Florida GOP rivals Rick Scott and Matt Gaetz reignite their bitter feud in responses to Venezuelan crisis
In right-wing Florida politics, one of the most bitter feuds has been the one between Sen. Rick Scott and Rep. Matt Gaetz. There is no love lost between the two Republicans, both of whom have been ardent supporters of President Donald Trump. And the political and economic crisis in Venezuela, according to a May 7 report by Sam Brodey and Asawin Suebsaeng for the Daily Beast, is reopening their old wounds.
Scott, who served as governor of Florida before defeating long-time Democratic Sen. Bill Nelson in 2018, spoke out on Venezuela on April 30 — calling for Trump to “immediately position American military assets” in response to events in that country, where President Nicolás Maduro has been clinging to power while being challenged by opposition leader Juan Guaidó. And Scott stressed that the U.S. should be ready to “defend freedom and democracy as well as U.S. national security interests in our hemisphere.”
But the 36-year-old Gaetz spoke out as well that day when he expressed his solidarity with Trump while distancing himself from Scott. “Direct U.S. military involvement risks allowing Maduro to externalize conflict, scapegoat his failures and delegitimize the organic desire of Venezuelans to choose their own brighter destiny,” Gaetz asserted. “I trust and hope that the Trump Administration will continue to skillfully advance the cause of freedom in Latin America and throughout the world.”

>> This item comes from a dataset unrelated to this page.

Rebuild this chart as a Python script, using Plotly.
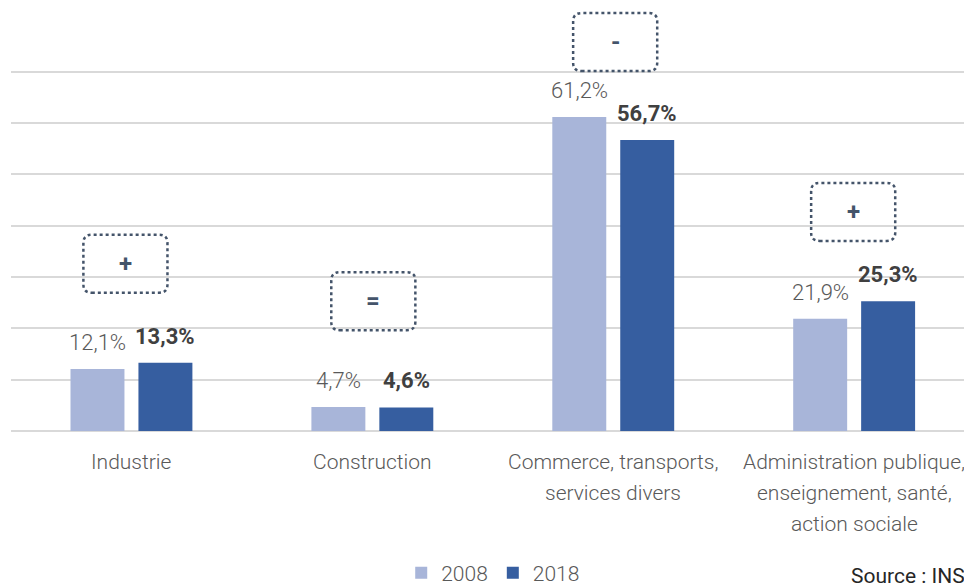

The Daily Beast quotes a Scott spokesperson as saying that Gaetz is “entitled to his own opinion” but noting that the former Florida governor is a member of the Senate Armed Services Committee — and that he won a statewide race, implying that Gaetz only won in his congressional district.
Former Florida Rep. Carlos Carbelo, interviewed by the Daily Beast, said that he didn’t know whether or not Gaetz’ long-running feud with Scott was a factor in their different views on Venezuela — although he didn’t rule out the possibility.
“It’s possible it was timed,” Curbelo, a Republican, told the Daily Beast. “I’ll also tell you: I know Matt very well, and he shares his opinion on all issues all the time. He’s not exactly a laconic member of Congress.”
The animosity between Scott and Gaetz asserted itself earlier this year when, according to Politico, Gaetz urged the Trump Administration to deny a Scott ally a position in the Federal Emergency Management Agency (FEMA). And the two of them also clashed in February over attorney Michael Cohen’s February 27 testimony before the House Oversight Committee.
On Tuesday, February 26, the night before Cohen (Trump’s former personal attorney) testified, Gaetz tweeted to Cohen’s Twitter account, “Do your wife & father-in-law know about your girlfriends? Maybe tonight would be a good time for that chat.” Gaetz’ tweet sparked outrage and allegations that he was trying to bully a witness, and Scott declared to Gaetz, “If you’re trying to intimidate a witness, that’s wrong.” And the Florida Bar has investigated Gaetz, an attorney, for alleged witness intimidation as a result of his tweet (which he deleted).
Prior to winning a seat in the U.S. House of Representatives, Gaetz served in the Florida House of Representatives from 2010-2016.